**PROBLEM:** Up to and including the line containing "const periodY = 18;", please reproduce the lines of the listing below, starting from the top.

>> Begin

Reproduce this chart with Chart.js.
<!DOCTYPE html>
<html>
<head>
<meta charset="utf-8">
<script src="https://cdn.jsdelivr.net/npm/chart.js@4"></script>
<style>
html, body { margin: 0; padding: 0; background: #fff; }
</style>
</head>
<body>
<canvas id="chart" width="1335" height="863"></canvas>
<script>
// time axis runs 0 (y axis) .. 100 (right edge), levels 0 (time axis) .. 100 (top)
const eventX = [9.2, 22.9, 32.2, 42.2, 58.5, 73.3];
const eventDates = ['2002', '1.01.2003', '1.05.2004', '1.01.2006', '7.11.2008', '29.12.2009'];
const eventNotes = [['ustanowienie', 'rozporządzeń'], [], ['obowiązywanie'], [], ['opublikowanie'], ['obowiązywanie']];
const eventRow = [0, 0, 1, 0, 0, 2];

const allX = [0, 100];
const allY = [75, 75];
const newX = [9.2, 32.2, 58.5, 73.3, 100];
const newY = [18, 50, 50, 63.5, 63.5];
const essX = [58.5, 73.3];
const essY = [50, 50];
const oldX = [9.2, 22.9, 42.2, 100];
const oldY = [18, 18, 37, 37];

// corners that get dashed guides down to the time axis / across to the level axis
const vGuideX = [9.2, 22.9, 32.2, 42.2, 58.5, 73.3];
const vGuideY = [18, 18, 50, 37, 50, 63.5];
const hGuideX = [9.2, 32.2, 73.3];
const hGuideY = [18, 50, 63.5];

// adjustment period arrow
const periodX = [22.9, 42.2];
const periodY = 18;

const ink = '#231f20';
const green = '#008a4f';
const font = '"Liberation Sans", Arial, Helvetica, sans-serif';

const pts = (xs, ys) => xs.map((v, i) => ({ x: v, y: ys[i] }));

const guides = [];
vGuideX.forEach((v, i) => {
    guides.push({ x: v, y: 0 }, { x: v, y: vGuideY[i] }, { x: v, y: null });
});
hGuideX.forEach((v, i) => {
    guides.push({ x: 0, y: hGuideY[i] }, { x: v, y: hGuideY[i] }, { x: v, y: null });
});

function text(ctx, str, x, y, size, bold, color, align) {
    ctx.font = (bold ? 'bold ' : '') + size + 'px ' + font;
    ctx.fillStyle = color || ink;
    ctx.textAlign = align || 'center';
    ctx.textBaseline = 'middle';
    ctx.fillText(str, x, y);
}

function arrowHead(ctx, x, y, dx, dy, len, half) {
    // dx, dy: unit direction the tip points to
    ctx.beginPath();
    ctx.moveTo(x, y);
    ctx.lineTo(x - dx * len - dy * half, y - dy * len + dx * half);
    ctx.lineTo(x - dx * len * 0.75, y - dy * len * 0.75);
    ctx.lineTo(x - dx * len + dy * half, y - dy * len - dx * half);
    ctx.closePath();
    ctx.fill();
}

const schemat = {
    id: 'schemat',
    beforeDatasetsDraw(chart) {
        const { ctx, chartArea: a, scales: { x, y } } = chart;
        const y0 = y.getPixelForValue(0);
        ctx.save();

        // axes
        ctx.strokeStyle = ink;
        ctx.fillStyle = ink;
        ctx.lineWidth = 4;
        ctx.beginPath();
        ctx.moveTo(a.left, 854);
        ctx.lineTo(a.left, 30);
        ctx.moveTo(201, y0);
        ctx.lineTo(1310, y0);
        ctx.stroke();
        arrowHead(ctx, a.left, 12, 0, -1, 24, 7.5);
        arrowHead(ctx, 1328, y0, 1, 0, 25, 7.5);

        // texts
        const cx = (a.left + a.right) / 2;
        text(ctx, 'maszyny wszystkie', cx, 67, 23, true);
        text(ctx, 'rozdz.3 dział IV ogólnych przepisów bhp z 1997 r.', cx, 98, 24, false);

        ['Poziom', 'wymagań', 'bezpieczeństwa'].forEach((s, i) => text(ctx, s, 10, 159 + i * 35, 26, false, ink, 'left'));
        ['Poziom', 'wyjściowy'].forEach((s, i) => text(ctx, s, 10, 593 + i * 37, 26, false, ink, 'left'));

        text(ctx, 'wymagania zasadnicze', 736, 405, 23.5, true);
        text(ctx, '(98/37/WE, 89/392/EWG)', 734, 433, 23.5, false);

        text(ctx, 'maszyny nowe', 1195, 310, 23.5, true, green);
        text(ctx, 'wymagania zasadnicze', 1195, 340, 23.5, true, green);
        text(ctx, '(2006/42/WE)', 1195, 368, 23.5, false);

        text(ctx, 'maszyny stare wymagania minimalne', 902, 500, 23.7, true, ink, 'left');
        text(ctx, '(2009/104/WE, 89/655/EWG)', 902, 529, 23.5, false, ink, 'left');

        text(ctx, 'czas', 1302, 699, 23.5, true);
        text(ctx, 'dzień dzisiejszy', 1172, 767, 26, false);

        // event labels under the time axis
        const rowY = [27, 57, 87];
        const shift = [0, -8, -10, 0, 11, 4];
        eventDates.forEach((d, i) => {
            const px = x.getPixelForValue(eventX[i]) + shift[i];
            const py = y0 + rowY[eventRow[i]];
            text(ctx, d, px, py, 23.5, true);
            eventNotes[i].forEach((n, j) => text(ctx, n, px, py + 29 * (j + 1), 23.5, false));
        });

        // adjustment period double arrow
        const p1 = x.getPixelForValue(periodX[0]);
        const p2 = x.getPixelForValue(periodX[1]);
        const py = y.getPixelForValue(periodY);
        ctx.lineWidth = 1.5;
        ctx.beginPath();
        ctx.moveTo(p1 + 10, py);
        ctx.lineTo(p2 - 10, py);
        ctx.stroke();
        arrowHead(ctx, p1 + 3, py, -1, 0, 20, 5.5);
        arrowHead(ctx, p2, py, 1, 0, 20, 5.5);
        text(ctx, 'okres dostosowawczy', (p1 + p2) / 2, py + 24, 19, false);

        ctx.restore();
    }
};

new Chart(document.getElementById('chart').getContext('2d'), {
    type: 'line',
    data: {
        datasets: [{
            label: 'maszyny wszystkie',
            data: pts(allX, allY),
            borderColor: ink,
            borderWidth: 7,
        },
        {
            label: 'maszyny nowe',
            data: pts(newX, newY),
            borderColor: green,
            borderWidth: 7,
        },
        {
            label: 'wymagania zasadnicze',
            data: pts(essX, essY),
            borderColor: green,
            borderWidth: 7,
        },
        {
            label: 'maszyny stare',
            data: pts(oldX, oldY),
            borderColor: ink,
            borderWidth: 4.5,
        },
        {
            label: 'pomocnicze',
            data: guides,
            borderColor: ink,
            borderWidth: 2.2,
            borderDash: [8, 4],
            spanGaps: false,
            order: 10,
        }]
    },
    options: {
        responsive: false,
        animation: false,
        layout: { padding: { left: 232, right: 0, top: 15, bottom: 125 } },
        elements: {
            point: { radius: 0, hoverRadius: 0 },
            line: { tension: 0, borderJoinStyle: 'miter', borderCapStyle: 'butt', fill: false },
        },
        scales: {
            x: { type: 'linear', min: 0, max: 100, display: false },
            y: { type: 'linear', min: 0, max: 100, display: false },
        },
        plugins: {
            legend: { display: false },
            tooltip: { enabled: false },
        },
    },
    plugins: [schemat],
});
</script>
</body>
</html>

>> End

**WRITTEN ANSWER:**
Reproduce this chart with Chart.js.
<!DOCTYPE html>
<html>
<head>
<meta charset="utf-8">
<script src="https://cdn.jsdelivr.net/npm/chart.js@4"></script>
<style>
html, body { margin: 0; padding: 0; background: #fff; }
</style>
</head>
<body>
<canvas id="chart" width="1335" height="863"></canvas>
<script>
// time axis runs 0 (y axis) .. 100 (right edge), levels 0 (time axis) .. 100 (top)
const eventX = [9.2, 22.9, 32.2, 42.2, 58.5, 73.3];
const eventDates = ['2002', '1.01.2003', '1.05.2004', '1.01.2006', '7.11.2008', '29.12.2009'];
const eventNotes = [['ustanowienie', 'rozporządzeń'], [], ['obowiązywanie'], [], ['opublikowanie'], ['obowiązywanie']];
const eventRow = [0, 0, 1, 0, 0, 2];

const allX = [0, 100];
const allY = [75, 75];
const newX = [9.2, 32.2, 58.5, 73.3, 100];
const newY = [18, 50, 50, 63.5, 63.5];
const essX = [58.5, 73.3];
const essY = [50, 50];
const oldX = [9.2, 22.9, 42.2, 100];
const oldY = [18, 18, 37, 37];

// corners that get dashed guides down to the time axis / across to the level axis
const vGuideX = [9.2, 22.9, 32.2, 42.2, 58.5, 73.3];
const vGuideY = [18, 18, 50, 37, 50, 63.5];
const hGuideX = [9.2, 32.2, 73.3];
const hGuideY = [18, 50, 63.5];

// adjustment period arrow
const periodX = [22.9, 42.2];
const periodY = 18;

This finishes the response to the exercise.